Policy tools, practice, and ethics
When nudging is appropriate
Nudges are most defensible when they address clearly identified cognitive failures or information overload that produce welfare losses and when they can be shown to deliver net benefits with minimal encroachment on freedom. Examples include improving enrollment rates in beneficial programs through easier opt-out processes, simplifying benefit choices to reduce decision fatigue, and providing timely reminders to encourage preventive health behaviors. See default options and reminders in practice.

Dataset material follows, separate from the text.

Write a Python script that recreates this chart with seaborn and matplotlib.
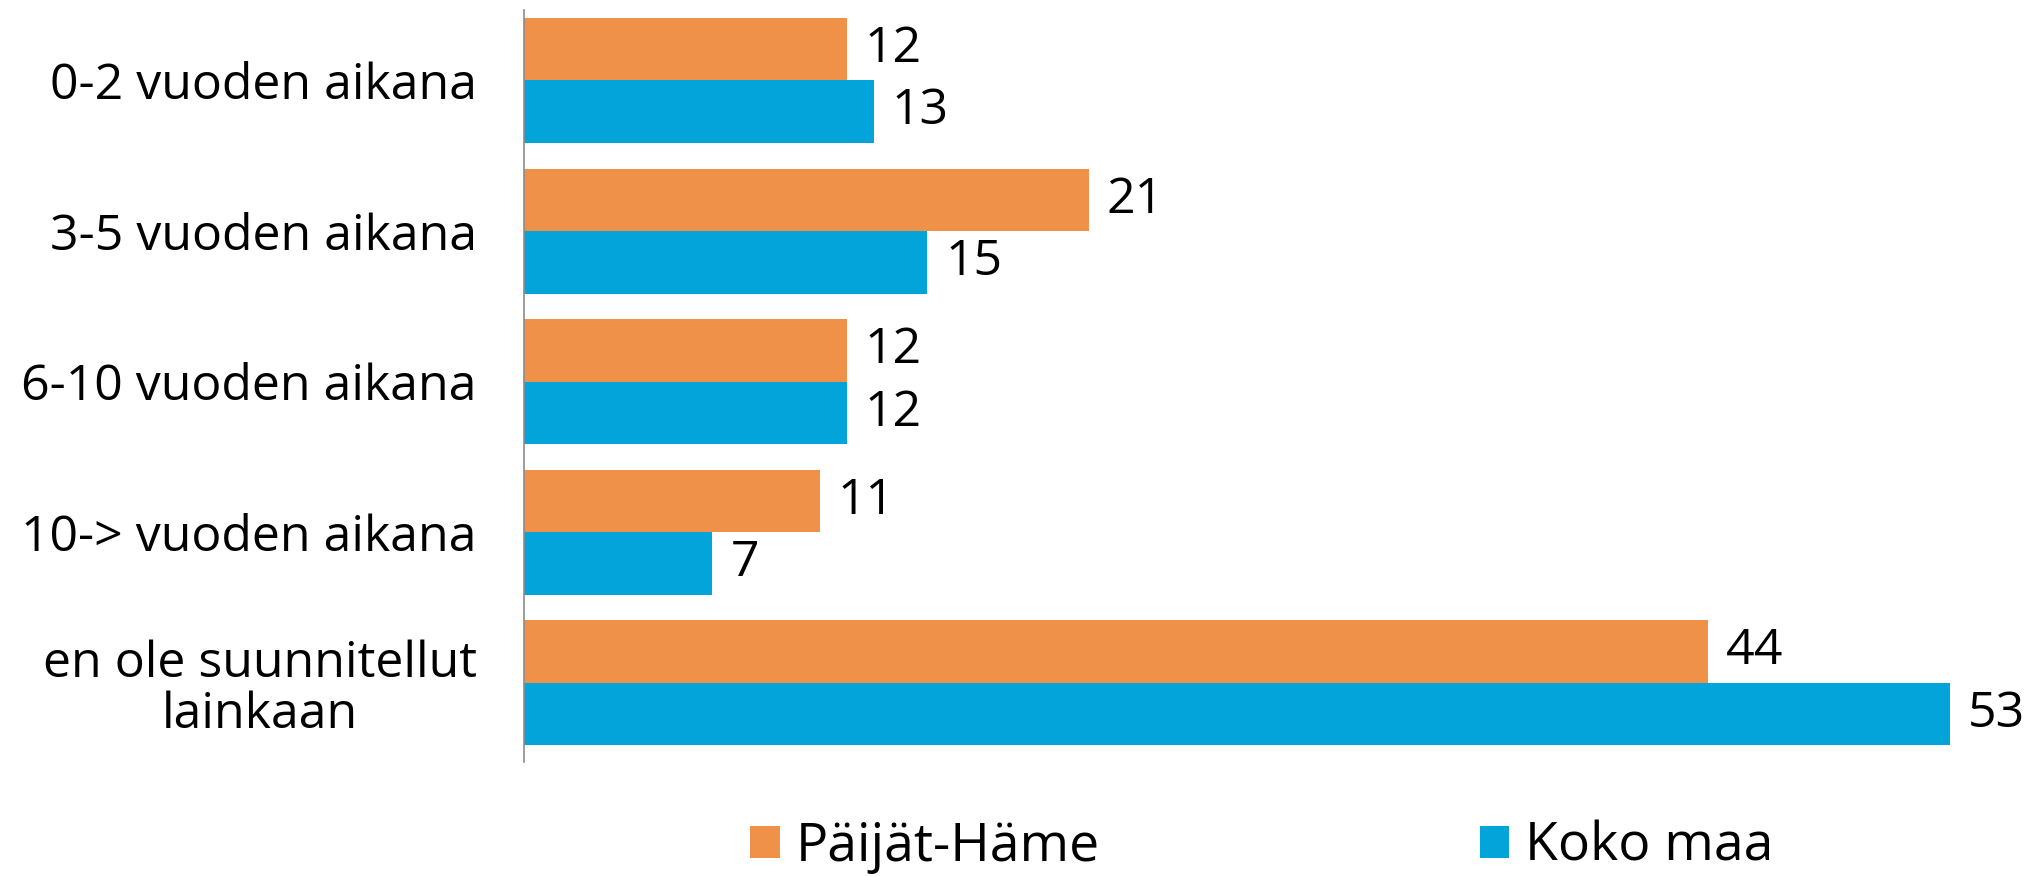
import pandas as pd
import numpy as np
import matplotlib
matplotlib.use("Agg")
import matplotlib.pyplot as plt
import seaborn as sns

# chart data
categories = ["0-2 vuoden aikana", "3-5 vuoden aikana", "6-10 vuoden aikana",
              "10-> vuoden aikana", "en ole suunnitellut\nlainkaan"]
series_names = ["Päijät-Häme", "Koko maa"]
paijat_hame = [12, 21, 12, 11, 44]
koko_maa = [13, 15, 12, 7, 53]

colors = ["#F0914A", "#02A4DA"]

df = pd.DataFrame({
    "category": categories * 2,
    "series": [series_names[0]] * len(categories) + [series_names[1]] * len(categories),
    "value": paijat_hame + koko_maa,
})

sns.set_style("white")
plt.rcParams["font.family"] = ["Open Sans", "DejaVu Sans"]
plt.rcParams["text.color"] = "black"
plt.rcParams["ytick.color"] = "black"

fig = plt.figure(figsize=(20.35, 8.77), dpi=100)
# left edge of axis ~524px, right ~1990px
ax = fig.add_axes([524 / 2035, 1 - 762 / 877, (1990 - 524) / 2035, 752 / 877])

sns.barplot(data=df, y="category", x="value", hue="series", orient="h",
            palette=colors, width=0.83, ax=ax, saturation=1, errorbar=None,
            linewidth=0)

for cont in ax.containers:
    ax.bar_label(cont, fmt="%d", padding=13, fontsize=36, color="black")

ax.set_xlim(0, 54.5)
ax.set_ylim(4.525, -0.468)
ax.set_xlabel("")
ax.set_ylabel("")
ax.set_xticks([])
ax.tick_params(axis="y", length=0, pad=34, labelsize=36, labelcolor="black")
for lbl in ax.get_yticklabels():
    lbl.set_multialignment("center")
    lbl.set_linespacing(1.05)

for s in ["top", "right", "bottom"]:
    ax.spines[s].set_visible(False)
ax.spines["left"].set_color("#8c8c8c")
ax.spines["left"].set_linewidth(1.2)

handles, labels = ax.get_legend_handles_labels()
ax.get_legend().remove()
fig.legend(handles, labels, loc="center", bbox_to_anchor=(1262 / 2035, 1 - 847 / 877),
           ncol=2, frameon=False, fontsize=38.5, handlelength=0.55, handleheight=0.55,
           handletextpad=0.3, columnspacing=7.1, borderaxespad=0)

fig.savefig("out.png", dpi=100)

Safeguards and best practices
Best practices emphasize transparency, measurable outcomes, and respect for autonomy. This includes documenting the rationale for a nudge, publishing evaluation results, allowing opt-out mechanisms, and ensuring that any targeting or data use complies with privacy protections. See ethics in public policy and policy evaluation as foundational references for responsible implementation.
Case studies and landscape
- Pension auto-enrollment programs often rely on a default contribution rate and automatic escalation, which increases long-run savings without restricting choice. See retirement savings policy and auto-enrollment.
- Organ donation programs sometimes employ opt-out designs that raise donation rates, highlighting the balance between social welfare and personal choice. See organ donation and cross-national comparisons in health policy.
- Energy conservation efforts frequently use prompts and default settings to curb consumption while preserving consumer freedom to adjust preferences. See energy policy and behavioral science in public utilities.